Figure 7 shows the second phase of operation. In this phase, the oil and water have been allowed to separate in the casing, as before, the valve 22 is closed and the further valve 34 in the tubing 32 opened. Pressure is applied to the top of the separated fluids (again , as before) but in this case, the separated water is forced into the tubing 32 and is produced at the surface. Application of pressure is stopped before the oil/water interface reaches the end of the tubing 32. At this point production is recommenced from the production zone with the valve 22 opened and the further valve 34 closed, as in the first phase. These phases are alternated to obtain production to surface in a similar manner to that described above.

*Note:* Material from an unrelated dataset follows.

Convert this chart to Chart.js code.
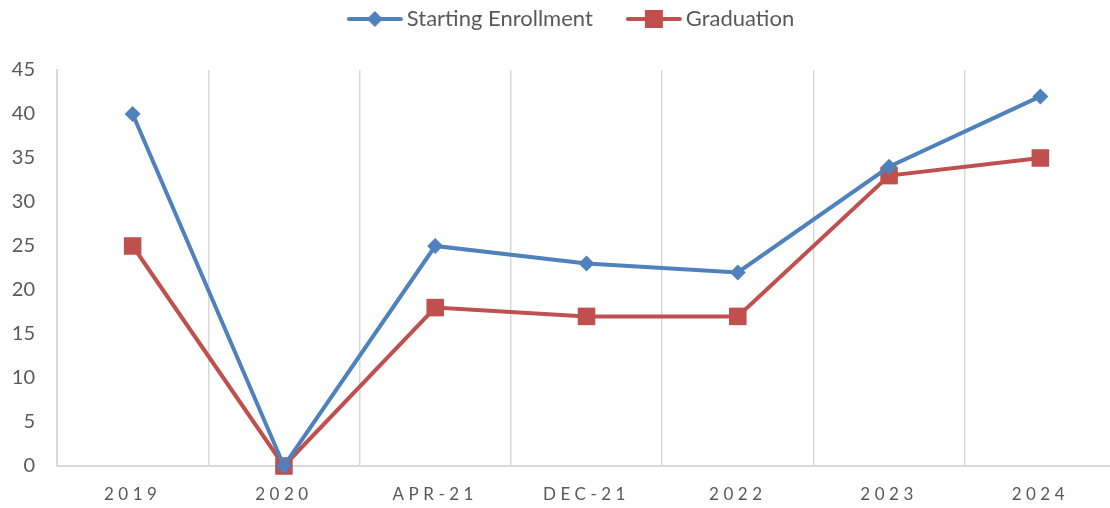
<!DOCTYPE html>
<html>
<head>
<meta charset="utf-8">
<script src="https://cdn.jsdelivr.net/npm/chart.js@4"></script>
<style>
html,body{margin:0;padding:0;overflow:hidden;background:#fff;width:1110px;height:508px;}
canvas{display:block;}
</style>
</head>
<body>
<canvas id="c" width="1116" height="508"></canvas>
<script>
const categories = ['2019', '2020', 'APR-21', 'DEC-21', '2022', '2023', '2024'];
const startingEnrollment = [40, 0, 25, 23, 22, 34, 42];
const graduation = [25, 0, 18, 17, 17, 33, 35];
const yTicks = [0, 5, 10, 15, 20, 25, 30, 35, 40, 45];

const BLUE = '#4F81BD';
const RED = '#C0504D';
const TEXT = '#595959';
const GRID = '#D9D9D9';
const FONT = "Lato, 'Open Sans', sans-serif";

function legendIcon(color, style, r) {
  const cv = document.createElement('canvas');
  cv.width = 120; cv.height = 26;
  const c = cv.getContext('2d');
  c.strokeStyle = color; c.lineWidth = 4; c.lineCap = 'round';
  c.beginPath(); c.moveTo(50, 13); c.lineTo(102, 13); c.stroke();
  c.fillStyle = color;
  c.beginPath();
  const cx = 76;
  if (style === 'diamond') {
    c.moveTo(cx - r, 13); c.lineTo(cx, 13 - r); c.lineTo(cx + r, 13); c.lineTo(cx, 13 + r); c.closePath();
  } else {
    c.rect(cx - r, 13 - r, 2 * r, 2 * r);
  }
  c.fill();
  return cv;
}
const icons = [legendIcon(BLUE, 'diamond', 8), legendIcon(RED, 'square', 9)];

const layoutPlugin = {
  id: 'tweaks',
  beforeLayout(chart) {
    const lg = chart.legend;
    if (lg && !lg._wrapped) {
      const f = lg.fit;
      lg.fit = function () { f.call(this); this.height = 70; };
      lg._wrapped = true;
    }
  },
  afterLayout(chart) {
    const s = chart.scales.x;
    if (s && !s._spaced) {
      const orig = s.drawLabels;
      s.drawLabels = function (area) {
        const c = this.ctx;
        c.save();
        c.letterSpacing = '4.5px';
        orig.call(this, area);
        c.restore();
      };
      s._spaced = true;
    }
  }
};

new Chart(document.getElementById('c'), {
  type: 'line',
  data: {
    labels: categories,
    datasets: [
      {
        label: 'Starting Enrollment',
        data: startingEnrollment,
        borderColor: BLUE,
        backgroundColor: BLUE,
        borderWidth: 4,
        pointStyle: 'rectRot',
        pointRadius: 8,
        pointHoverRadius: 8,
        pointBorderWidth: 0,
        tension: 0,
        clip: false
      },
      {
        label: 'Graduation',
        data: graduation,
        borderColor: RED,
        backgroundColor: RED,
        borderWidth: 4,
        pointStyle: 'rect',
        pointRadius: 12.4,
        pointHoverRadius: 12.4,
        pointBorderWidth: 0,
        tension: 0,
        clip: false
      }
    ]
  },
  options: {
    responsive: false,
    animation: false,
    layout: { autoPadding: false, padding: 0 },
    plugins: {
      tooltip: { enabled: false },
      legend: {
        position: 'top',
        labels: {
          usePointStyle: true,
          pointStyleWidth: 74,
          color: TEXT,
          font: { family: FONT, size: 22 },
          padding: 8,
          generateLabels(chart) {
            return chart.data.datasets.map((d, i) => ({
              text: d.label,
              pointStyle: icons[i],
              fillStyle: d.borderColor,
              strokeStyle: d.borderColor,
              lineWidth: 0,
              fontColor: TEXT,
              datasetIndex: i,
              hidden: false
            }));
          }
        }
      }
    },
    scales: {
      x: {
        offset: true,
        grid: { display: true, offset: true, color: GRID, lineWidth: 1.5, drawTicks: false },
        border: { display: true, color: GRID, width: 2 },
        ticks: { color: TEXT, font: { family: FONT, size: 17 }, padding: 18, maxRotation: 0 },
        afterFit(s) { s.height = 42; }
      },
      y: {
        min: 0,
        max: 45,
        afterBuildTicks(s) { s.ticks = yTicks.map(v => ({ value: v })); },
        grid: { display: false, drawTicks: false },
        border: { display: true, color: GRID, width: 2 },
        ticks: { color: TEXT, font: { family: FONT, size: 20 }, padding: 22 },
        afterFit(s) { s.width = 57; }
      }
    }
  },
  plugins: [layoutPlugin]
});
</script>
</body>
</html>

Figures 8 and 9 show a different embodiment of the invention using a well completion approach. In this case, two production tubings 31, 32 are installed in the well, the upper part of the casing being sealed by a packer 36 at the lower end of the tubings 31, 32. The mixed oil and water are produced through a first production tubing 31 in which they are separated as before. The second tubing 32 operates in the same manner as described in relation to Figures 6 and 7. Figure 8 shows this embodiment in the first phase of production. Mixed oil and water pass into the tubing 31, through the valve 22 until production stops. At this point, the fluids are allowed to separate, the valve 22 closed, the valve 34 opened and pressure applied so as to drive water through the tubing 32 as before.
As will be appreciated, the embodiments of Figures 6 - 9 can be installed in existing wells without the need for further drilling or well construction, all of the equipment being readily available. In all cases, the fundamental approach and benefits in production are essentially the same.